Athens Hilton Hotel
Vas. Sophias Ave & Michalakopoulou St, Äthens,
1958-63
Architects
Emmanuel Vourekas (1905-1993)
Prokopios Vassiliadis (1912-1977)
Spyros Staikos (11913-),
Antonis Georgiadis (1921-)
Consulting architects:
Warner, Burn, Toan, Lunde
The Hilton Hotel was the first US-influenced highrise
building acquired by Athens in the post-war period. Its strong presence,
luxury and cosmopolitan character aroused lively political, cultural
and urban planning discussions. If for its creators and for the political
leadership of the country, the Athens Hilton was a symbol of technical
and economic progress, its political and intellectual adversaries saw
it as an act of "vandalism" on the Attic landscape.
From a construction and functional viewpoint, this Athenian hotel follows
the typology of the luxury hotels of the era. In the base of the building
are housed the public air-conditioned areas, while the ten-floor volume
rising above it contains 463 air-conditioned rooms and four suites.

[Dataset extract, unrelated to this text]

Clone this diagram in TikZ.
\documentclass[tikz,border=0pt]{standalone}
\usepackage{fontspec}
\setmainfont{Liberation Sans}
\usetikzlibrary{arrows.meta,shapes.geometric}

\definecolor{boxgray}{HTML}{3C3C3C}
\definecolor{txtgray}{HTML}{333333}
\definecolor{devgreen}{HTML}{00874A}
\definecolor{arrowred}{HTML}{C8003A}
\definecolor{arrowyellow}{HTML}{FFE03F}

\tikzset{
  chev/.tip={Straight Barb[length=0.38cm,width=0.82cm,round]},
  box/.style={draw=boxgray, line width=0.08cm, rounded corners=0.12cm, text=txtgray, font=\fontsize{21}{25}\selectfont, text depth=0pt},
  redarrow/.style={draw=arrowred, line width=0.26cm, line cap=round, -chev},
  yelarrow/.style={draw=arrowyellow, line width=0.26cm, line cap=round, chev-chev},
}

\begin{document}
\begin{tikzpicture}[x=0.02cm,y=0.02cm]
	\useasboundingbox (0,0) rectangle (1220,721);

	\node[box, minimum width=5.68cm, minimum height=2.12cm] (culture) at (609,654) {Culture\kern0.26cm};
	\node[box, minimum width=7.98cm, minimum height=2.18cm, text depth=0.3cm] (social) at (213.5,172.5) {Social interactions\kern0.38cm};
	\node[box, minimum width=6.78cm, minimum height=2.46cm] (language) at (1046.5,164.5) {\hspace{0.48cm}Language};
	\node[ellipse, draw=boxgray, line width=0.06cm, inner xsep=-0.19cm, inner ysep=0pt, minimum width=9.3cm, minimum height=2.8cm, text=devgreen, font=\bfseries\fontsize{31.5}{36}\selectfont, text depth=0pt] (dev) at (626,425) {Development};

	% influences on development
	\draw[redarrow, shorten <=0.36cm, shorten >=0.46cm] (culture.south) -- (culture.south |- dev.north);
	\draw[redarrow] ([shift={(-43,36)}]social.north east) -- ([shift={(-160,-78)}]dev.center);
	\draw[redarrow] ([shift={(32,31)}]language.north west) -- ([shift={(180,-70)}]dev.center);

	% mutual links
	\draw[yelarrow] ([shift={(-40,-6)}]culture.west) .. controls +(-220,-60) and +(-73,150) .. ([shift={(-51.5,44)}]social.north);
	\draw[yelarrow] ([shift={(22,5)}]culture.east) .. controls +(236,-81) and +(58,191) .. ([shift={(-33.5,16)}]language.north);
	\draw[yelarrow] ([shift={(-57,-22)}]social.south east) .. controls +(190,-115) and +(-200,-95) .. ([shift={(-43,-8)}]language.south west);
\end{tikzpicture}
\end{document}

What sets the Athens Hilton apart from the other hotels of the same
chain is its exterior. On its elevations, a mixed stylistic idiom was
used, an inspired combination of modernism and classicism. In other
words, it is an adaptation of the international modern code to the conditions
prevailing in Athens with its pronounced neoclassical past. The architects
had the brilliant idea of giving the main volume of the building a concave
form, thus softening its rigidity and assisting its integration on the
oddly-shaped lot, since the edges of the hotel are at right angles to
the two main, converging thoroughfares of Vas. Konstantinou and Michalakopoulou.
The subdivision of the volume into three vertical zones, the rhythmic
organisation of the two main elevations and the use of optical corrections
on the solid sides are all successful compositional choices. Today the
Hilton Hotel is undergoing an interior refurbishment.